Under the eased measures, travellers will be required to quarantine for three days in a hotel instead of seven, after which they will be subject to four days of “home medical surveillance”.
During the surveillance period, arrivals will not be allowed to enter venues such as bars and restaurants that have been required to adopt a new two-colour health code similar to that used in mainland China.
The eased measures will take effect from Friday.
Hong Kong Chief Executive John Lee, who has pledged to prioritise reconnecting the city with mainland China and the world since entering office last month, said the government wished to lessen the impact of quarantine on the economy and travel.
“We need to balance between people’s livelihood and the competitiveness of Hong Kong to give the community maximum momentum and economic vitality,” Lee said at a press conference on Monday.
Long branded as “Asia’s World City”, Hong Kong has turned into one of the most isolated metropolises on earth after two and a half years of strict border controls designed to align with mainland China.
The pandemic policies, along with a sweeping crackdown on dissent that has severely curtailed rights and freedoms in the former British colony, have prompted an exodus of residents and warnings of brain drain in the semi-autonomous Chinese territory.
More than 120,000 people left in 2020 and 2021, with tens of thousands more expected to follow this year.
In a survey conducted by the American Chamber of Commerce of Hong Kong last year, more than 40 percent of expatriate residents said they were planning to leave or considering it.
Despite the rest of the world transitioning to living with the virus, the Hong Kong government has not laid out any timetable for permanently exiting border controls.
Travel to the city continues to be difficult and costly even after the latest easing of restrictions, as travellers have to fight for space at a limited number of quarantine hotels and face the risk of being stranded if they test positive for COVID-19 before their flight.

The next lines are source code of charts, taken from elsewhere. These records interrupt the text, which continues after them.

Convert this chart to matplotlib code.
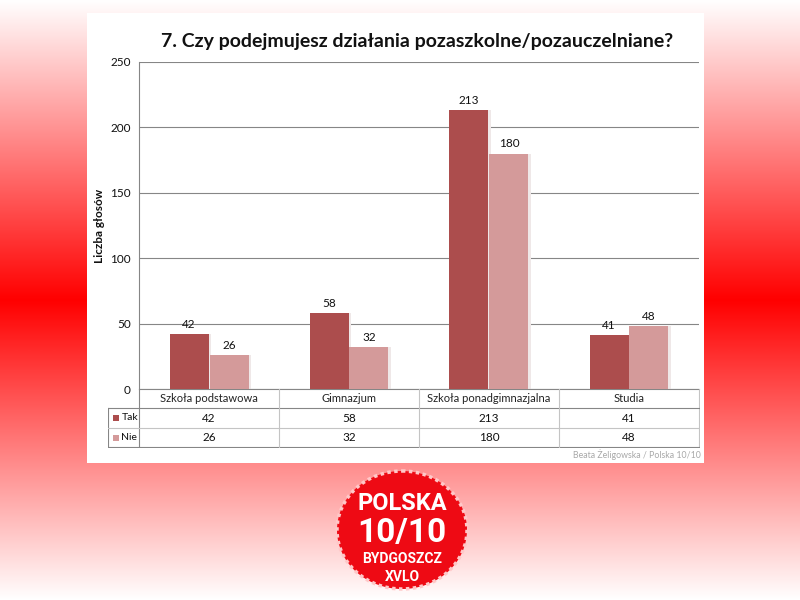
import numpy as np
import matplotlib
matplotlib.use("Agg")
import matplotlib.pyplot as plt
from matplotlib.patches import Rectangle, Ellipse

categories = ["Szkoła podstawowa", "Gimnazjum", "Szkoła ponadgimnazjalna", "Studia"]
series_names = ["Tak", "Nie"]
tak = [42, 58, 213, 41]
nie = [26, 32, 180, 48]
y_ticks = [0, 50, 100, 150, 200, 250]
title = "7. Czy podejmujesz działania pozaszkolne/pozauczelniane?"
ylabel = "Liczba głosów"
footer = "Beata Żeligowska / Polska 10/10"
col_tak = "#AC4D4D"
col_nie = "#D49A9A"
font = "Lato"

plt.rcParams["font.family"] = [font, "DejaVu Sans"]
W, H = 800, 600
fig = plt.figure(figsize=(W / 100, H / 100), dpi=100)


def px_axes(x0, y0, x1, y1, **kw):
    return fig.add_axes([x0 / W, 1 - y1 / H, (x1 - x0) / W, (y1 - y0) / H], **kw)


# page canvas in pixel coordinates
bg = px_axes(0, 0, W, H)
bg.set_xlim(0, W)
bg.set_ylim(H, 0)
bg.axis("off")
grad = np.abs(np.linspace(1, -1, 600))[:, None]
rgb = np.dstack([np.ones_like(grad), grad, grad])
bg.imshow(rgb, extent=[0, W, H, 0], aspect="auto", interpolation="bilinear", zorder=0)
bg.add_patch(Rectangle((87, 13), 617, 450, fc="white", ec="none", zorder=1))

# chart
ax = px_axes(139, 62, 699, 389)
ax.patch.set_alpha(0)
ax.set_xlim(0, len(categories))
ax.set_ylim(0, 250)
ax.set_yticks(y_ticks)
ax.set_xticks([])
ax.tick_params(axis="y", length=0, labelsize=8.5, pad=6, labelcolor="#111111")
ax.grid(axis="y", color="#868686", lw=0.8)
ax.set_axisbelow(True)
for s in ["top", "right"]:
    ax.spines[s].set_visible(False)
for s in ["left", "bottom"]:
    ax.spines[s].set_color("#868686")
    ax.spines[s].set_linewidth(0.8)
x = np.arange(len(categories)) + 0.5
bw = 40 / 140
shadow = 2 / 140
ax.bar(x - bw / 2 + shadow, tak, bw, color="#EFE8E8", zorder=2)
ax.bar(x + bw / 2 + shadow, nie, bw, color="#EFE8E8", zorder=2)
b1 = ax.bar(x - bw / 2, tak, bw - 1 / 140, color=col_tak, zorder=3)
b2 = ax.bar(x + bw / 2, nie, bw - 1 / 140, color=col_nie, zorder=3)
ax.bar_label(b1, padding=3, fontsize=8.5, color="#111111")
ax.bar_label(b2, padding=3, fontsize=8.5, color="#111111")
ax.yaxis.set_label_coords(-34 / 560, 0.5)
ax.set_ylabel(ylabel, fontsize=8.5, fontweight="bold", color="#111111")

# data table under the chart
tb = px_axes(108, 389, 700, 448)
tb.set_xlim(108, 700)
tb.set_ylim(448, 389)
tb.axis("off")
edge = "#868686"
light = "#C4C4C4"
rows = [398, 418, 437.5]
xs = [139 + 140 * i for i in range(len(categories) + 1)]
tb.plot([139, 139], [389, 447], color=edge, lw=0.8)
tb.plot([108, 108], [408, 447], color=edge, lw=0.8)
tb.plot([699, 699], [389, 447], color=light, lw=0.8)
tb.plot([108, 699], [408, 408], color=edge, lw=0.8)
tb.plot([108, 699], [428, 428], color=light, lw=0.8)
tb.plot([108, 699], [447, 447], color=edge, lw=0.8)
for xv in xs[1:-1]:
    tb.plot([xv, xv], [389, 447], color=light, lw=0.8)
for i, c in enumerate(categories):
    cx = xs[i] + 70
    tb.text(cx, rows[0], c, ha="center", va="center", fontsize=8, color="#222222")
    tb.text(cx, rows[1], str(tak[i]), ha="center", va="center", fontsize=8.5, color="#111111")
    tb.text(cx, rows[2], str(nie[i]), ha="center", va="center", fontsize=8.5, color="#111111")
for name, col, yy in zip(series_names, [col_tak, col_nie], rows[1:]):
    tb.add_patch(Rectangle((113.5, yy - 3), 5.5, 6, fc=col, ec="none"))
    tb.text(121.5, yy, name, ha="left", va="center", fontsize=7.5, color="#111111")

# title and footer
bg.text(417, 41, title, ha="center", va="center", fontsize=14, fontweight="bold", color="#111111", zorder=5)
bg.text(701, 455, footer, ha="right", va="center", fontsize=6.3, color="#A8A8A8", zorder=5)

# logo
bg.add_patch(Ellipse((402, 530), 130, 118, fc="#EE0A14", ec="#FFC8C8", lw=2.5, ls=(0, (1, 1)), zorder=5))
logo_font = ["Roboto", "DejaVu Sans"]
for txt, yy, fs in [("POLSKA", 504, 17), ("10/10", 533, 24), ("BYDGOSZCZ", 559, 10), ("XVLO", 577, 10)]:
    bg.text(402, yy, txt, ha="center", va="center", fontsize=fs, fontweight="bold", color="white", zorder=6, family=logo_font)

fig.savefig("out.png", dpi=100)
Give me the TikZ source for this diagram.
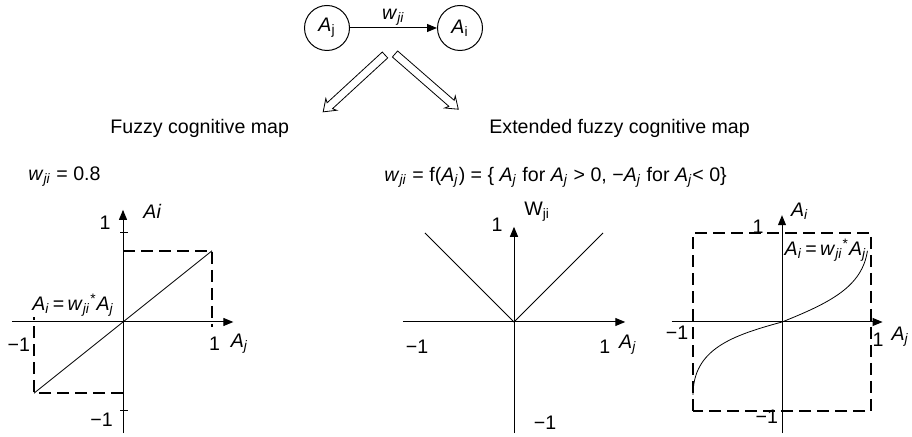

Gary Ng, a senior economist at Natixis in Hong Kong, said that while positive, the relaxation of quarantine still left the city trailing the rest of the world.
“The optimistic scenario is Hong Kong’s air passengers can reach 8 percent of the pre-pandemic level in 2022, but it is not enough,” Ng told Al Jazeera.
“Hong Kong’s leadership needs to move beyond COVID for the greater good of the economy and introducing extra hurdles does not help, such as the health code.”